Stored Procedures vs. Dynamic SQL

I’ve read a couple of arguments for and against stored procedures vs. dynamic SQL.

http://weblogs.asp.net/rhoward/posts/38095.aspx

http://weblogs.asp.net/fbouma/posts/38178.aspx

http://weblogs.asp.net/RHoward/posts/38298.aspx

http://dotnetjunkies.com/WebLog/seichert/posts/3698.aspx

Here is my take.

Stored procedures are your methods against the “database” object. You write stored procedures for all the same reasons you add methods to objects (rather than manipulating the object internals themselves).

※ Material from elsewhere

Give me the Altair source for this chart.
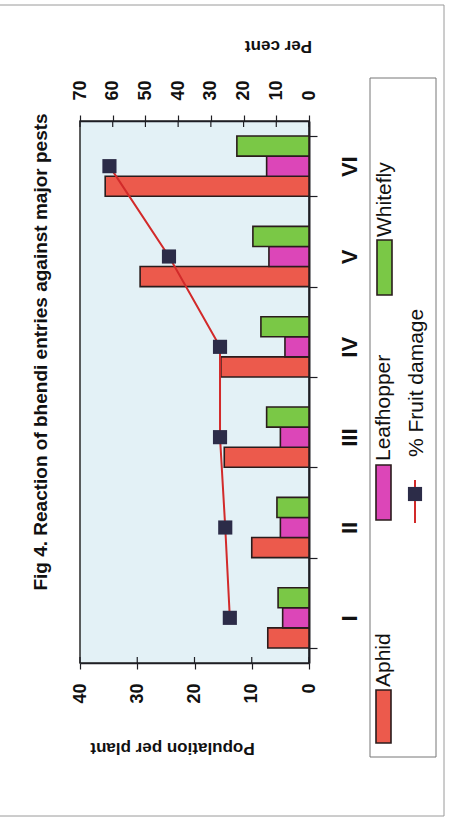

If you want to change some aspect of the internals of the database, the only place you have to look to see what impact this will have is in your stored procedures. It gives you encapsulation and abstraction. Simple CReate-Update-Delete statements are generated for you. Wrapper classes for your stored procedures are generated. When you write a new procedure you re-generate your data tier. The only place where stored procedures fall down a little is writing performant ones that allow you to search tables on a large number of criteria, however there are code generation ways around this too. As I said in my comments on Rob Howard’s orriginal post I love stored procedures and couldn’t really imagine writing database driven apps without them, so I might be biased. 

Comments

Iwan Bel
Doesn’t CRUD stands for Create Read Update Delete?

So what about simple select statements?

Iwan
18/11/2003 5:33:00 PM
JosephCooney
Iwan - Yes, SELECT statements are missing from that list and can be generated like the others. Thanks for keeping me honest.
19/11/2003 6:43:00 AM
Skin
Doesn’t CRUD stands for Create Read Update Delete?